Reviews

Jam City
Jam City Presents EFM

(Earthly / Mad Decent)

8/10

Last time out, Jack Latham aka Jam City was all in on the neon, pop-rock fantasy of Pillowland, pushing things to a wonderfully kaleidoscopic, chaotic place. But here on Jam City Presents EFM there’s complete clarity: Latham set out to create an album for the club and absolutely nailed it.

In the release notes he speaks of nights in Liquid and Envy, Photek’s ‘Mine to Give’ and sticky champagne nightclub floors. Yet even with that sentimentality and nods to rites of passage for those of us of a certain age, Jam City Presents EFM is no nostalgia-heavy throwback; instead, it’s a work of gossamer production and low key summer heaters.

It opens softly with the glossy ‘Touch Me’ and its easy blend of pop, R&B and synth hooks while ‘Times Square’ is similarly understated, shifting to a minimal house beat and guitar line funk that’s like Daft Punk playing ‘Make Love’ at Jacques Greene’s house.
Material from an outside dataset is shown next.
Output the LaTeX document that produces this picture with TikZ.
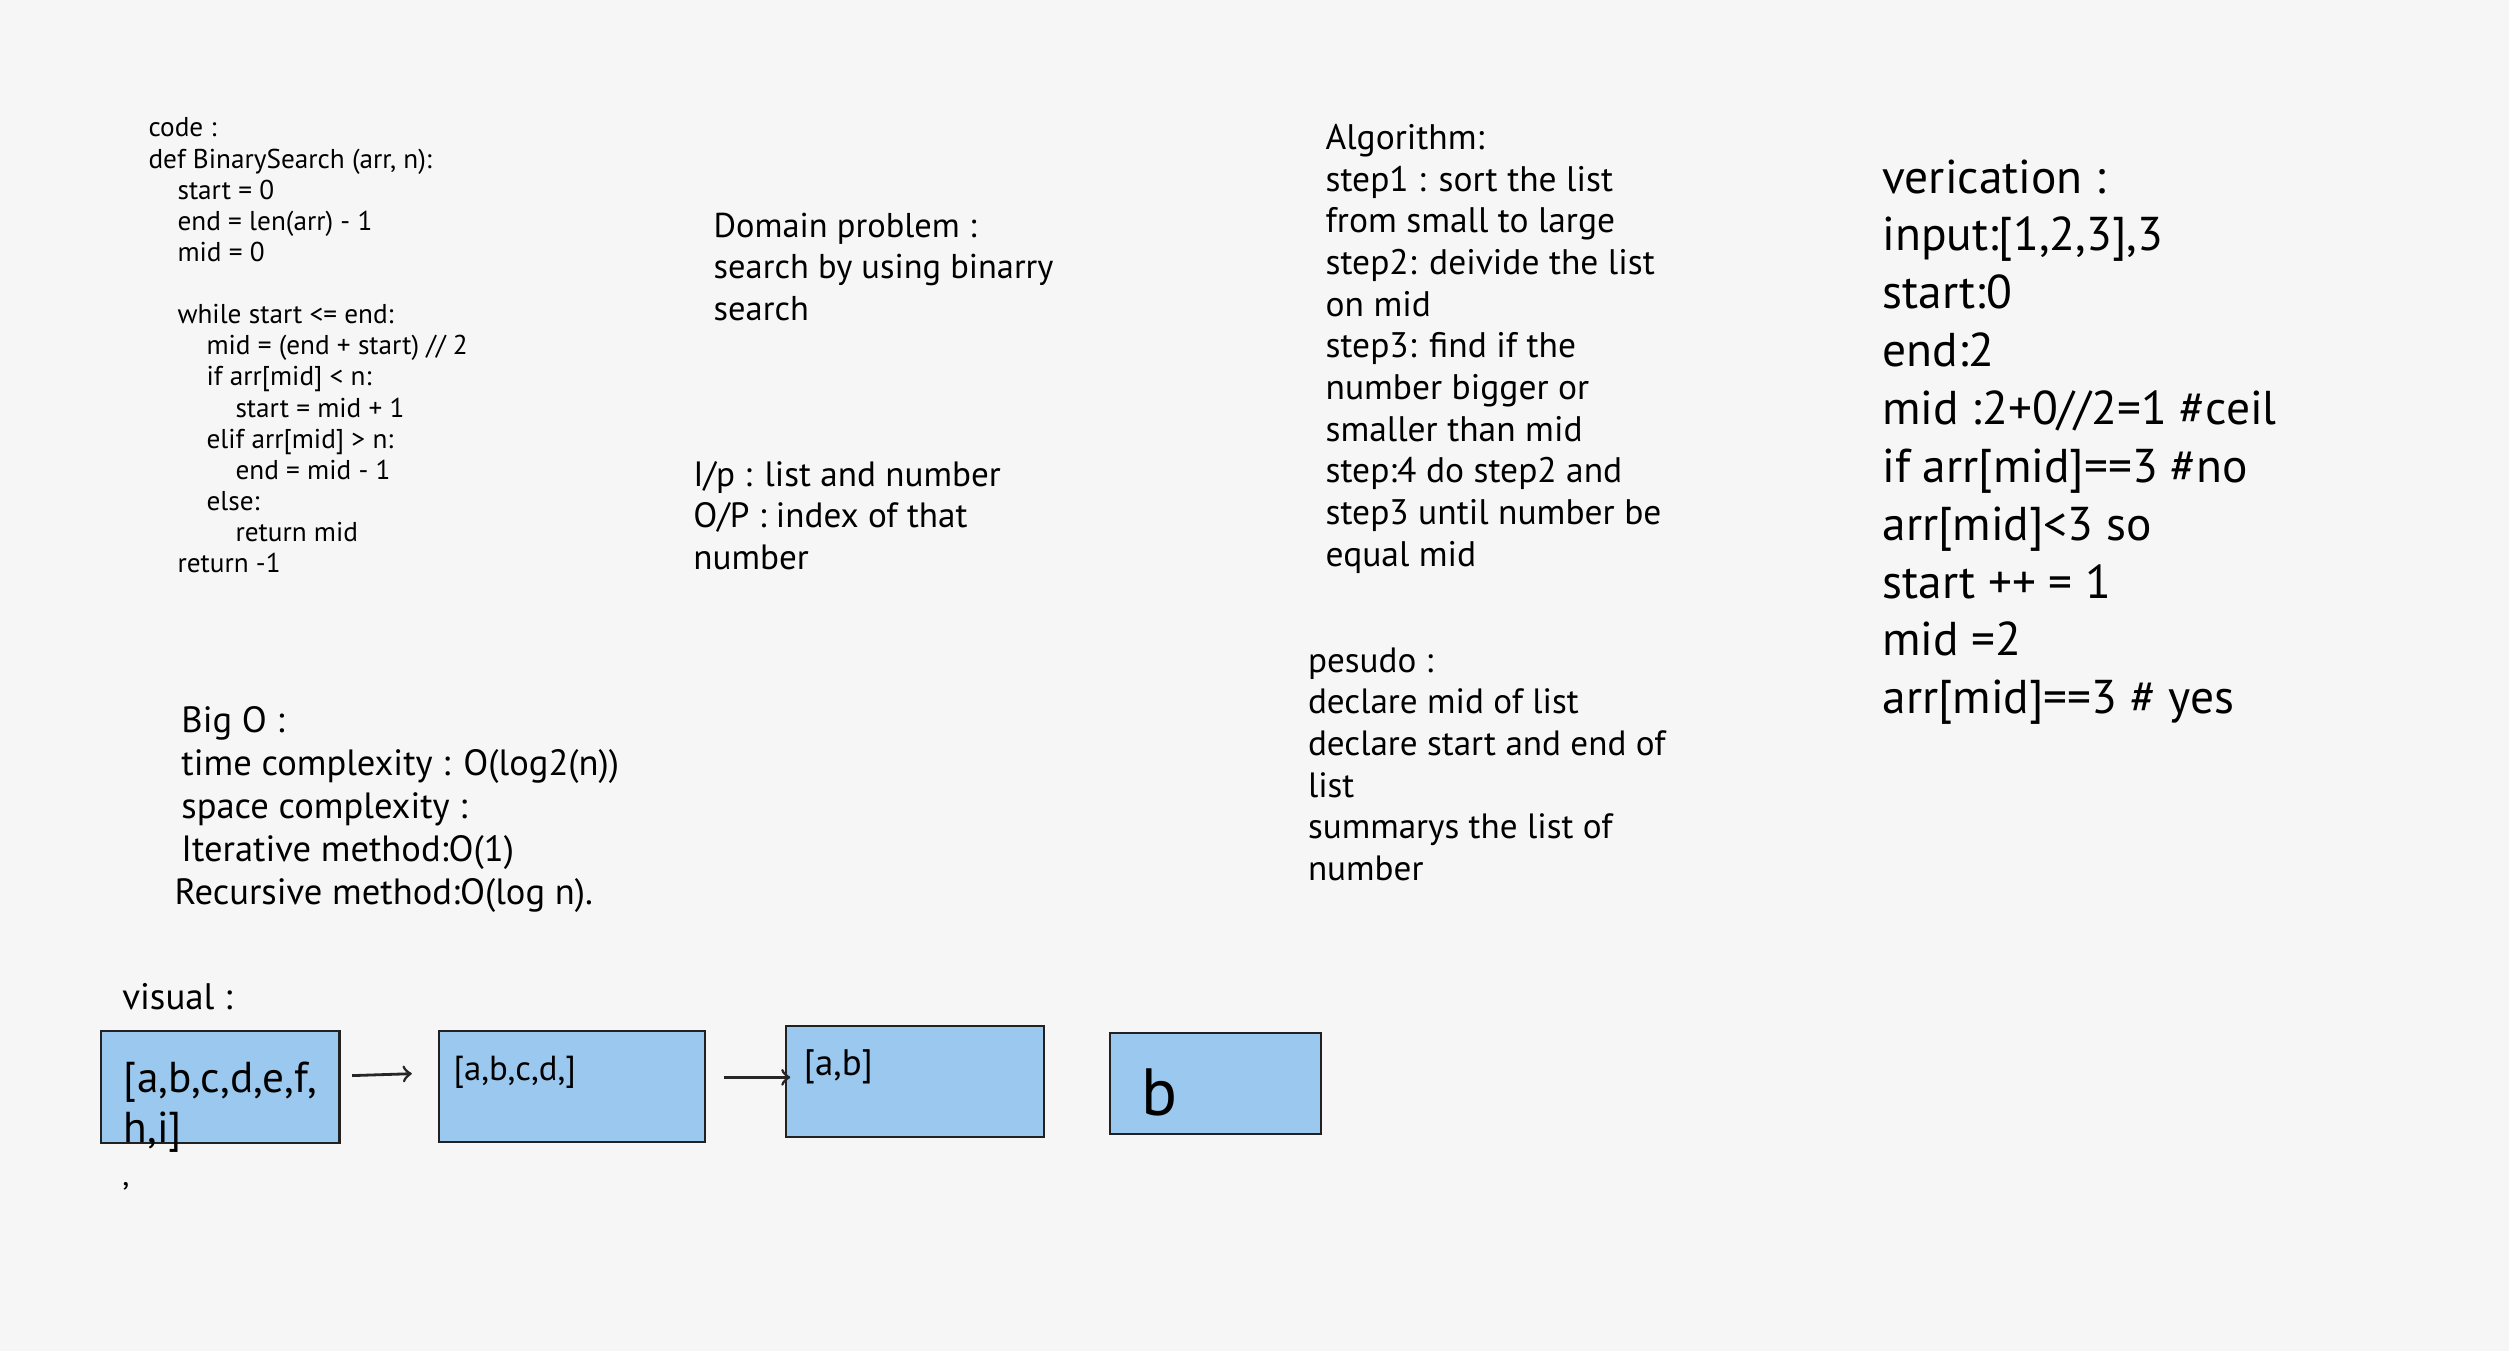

The guitars and synths that became such a feature of his previous work resurface here but take on fresh new forms. On ‘Tears at Midnight’, Latham goes full Drive soundtrack with pulsing, spacious ’80s synth pop, slides into the gorgeous slow jam of ‘Do it’, and kicks up ‘Wild n Sweet’ into housey tones, perky synth and sweeping bass. But it’s standout track ‘Reface’ where everything truly comes together: a cranky, distorted UK bass-inflected banger that opens with raining synth, drifts into dreamy guitar breaks and hits with a satisfying, face-screwing beat. Mission accomplished.